There have been 10 races so far this year. One driver has won eight of them. There were 22 races last year. One driver won 15 of them. Friends this is only exciting if you are Max Verstappen, 25, living in a rented penthouse in Fontvielle, Monaco, with Brazilian model Kelly Piquet, daughter of three time world F1 champion Nelson and earning $100m a year.
F1 owner Johnny Malone, 82, of Elizabeth, Colorado, didn’t get to be worth $13bn by having boring stuff on his Liberty Media properties. So, he’s thinking about switching drivers around so there’s less duds together and therefore closer racing. Of course, that’s if the other teams can get their bottoms in order and the cars get more even. This is probably not great news for
Danny, who may lose out to a younger up-and-coming driver.

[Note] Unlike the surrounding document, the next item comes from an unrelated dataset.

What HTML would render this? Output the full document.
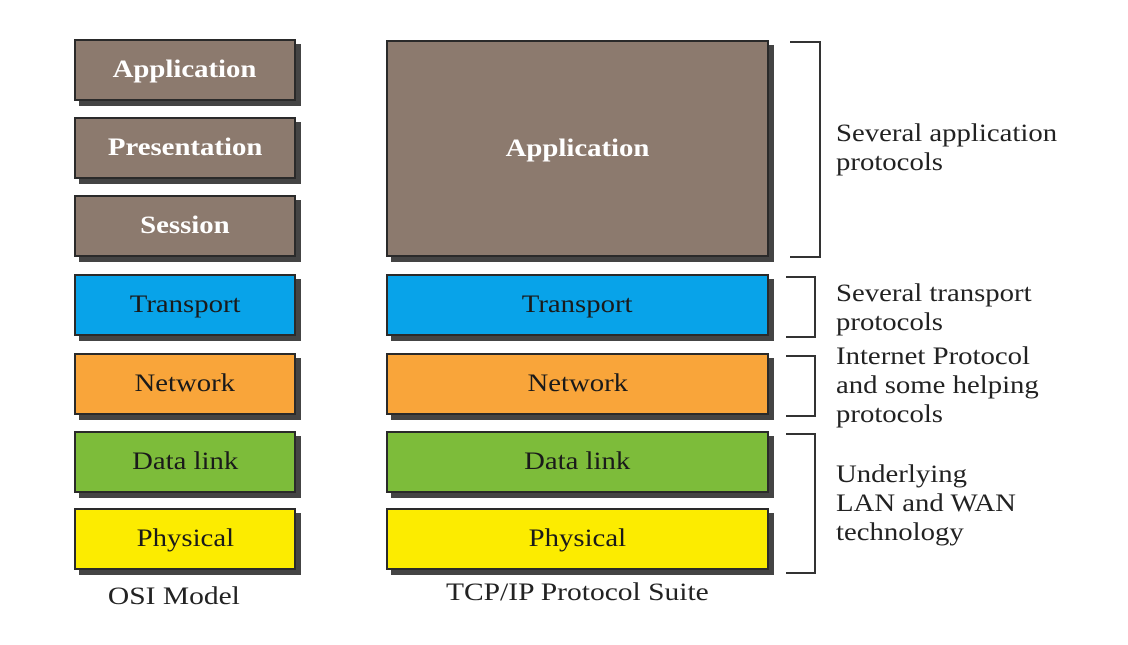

Now talking about Australians in the top level of motorsport, take a bow the Weekend Australian Racing and Rally Team’s (WART) own brown cardigan wearing accountant, Steve Champion, who will be representing this once glorious country in the Radical World Championship at the Portimao GP Circuit near BurroVille, Portugal, which is close to the Oceano Atlantico. Steve will be accompanied by race manager to the stars Garth Walden. Radicals are a pretty cost-effective way to get into serious motorsport. About 20 cars and 20 assorted drivers including women like Sue Hughes and Madeline Stewart and persons like Bing Technologies’ Chris Perini and First Focus IT’s Peter Paddon hop on the grid. The drivers rank from rookies to master/mistresses/others and you can be competitive for about $50k.
Now it’s time for a song of great social and political import. “Oh Lord, won’t you buy me a Ferrari, my friends all drive Porsches, I must make amends, worked hard all my lifetime, no help from my friends, so, oh, Lord, won’t you buy me a Ferrari.” No, I’m not great on the lyrics but independent investment research house Historic Auto Group, which tracks rare classic cars as an alternative asset class, has just reported that in the only race that counts, the best investment race: “Ferrari generally spikes out on the top side with the onset of strong growth phases, but the net result is that while the drama that surrounds Ferrari attracts attention, Porsche achieves just as much in a less hectic fashion.
“What is more noteworthy is that through the first half of 2023, following a gain of 24.4 per cent in 2022, the HAGI Porsche Index has dropped back just 5.32 per cent. By contrast, the HAGI Ferrari index, which gained 28.64 per cent in 2023, has since declined by 15.32 per cent. The relative steadiness of Porsche is further underlined by its 28.57 per cent three-year performance, compared with Ferrari’s 18.84 per cent.”
Talking of value, much as I hate to pander to temporary Australians, Dave Gooding has three beautiful Italian bikes coming up at Pebble Beach. Non petrol heads think Vespa when they have their middle-class fantasies of escaping to Italy and over seven days journeying through the sweet life of Rome in a fruitless search for love and happiness. But you’re not going to find anything let alone love and happiness on something putting out 3.2kW.
That’s why you’re putting your hand up for one of only 56 1971 MV Agusta 750 Sports for a tad under $280k. You can catch whatever love you like with this 50kW, 200km/h love attractor. For $230k less you’ll have happiness throwing itself at you on the 1957 Parilla 250 Grand Sport. And Dave’s giving away the 1948 Ducati Cucciolo T2 Turismo featuring passenger seat, foot pegs and front headlight. For $15k you’ll be fighting off love and happiness.
And we report on the safest used cars for teens. The Insurance Institute for Highway Safety (septic land) tells us in bad news, that teen drivers are four times more likely to crash but in good news there’s some used cars that might help, including the 2014-2020 Mazda 3, the 2014 Kia Soul and of course the Toyota Corolla.
Finally, don’t forget to see the WART Beemer running around the streets of the biggest little town in Queensland in the most fun event of the year, the 2023 Historic Leyburn Sprints, on August 19-20. No pens that don’t work or March 2022 copies of the Weekend Australian. Austerity has hit the motoring section.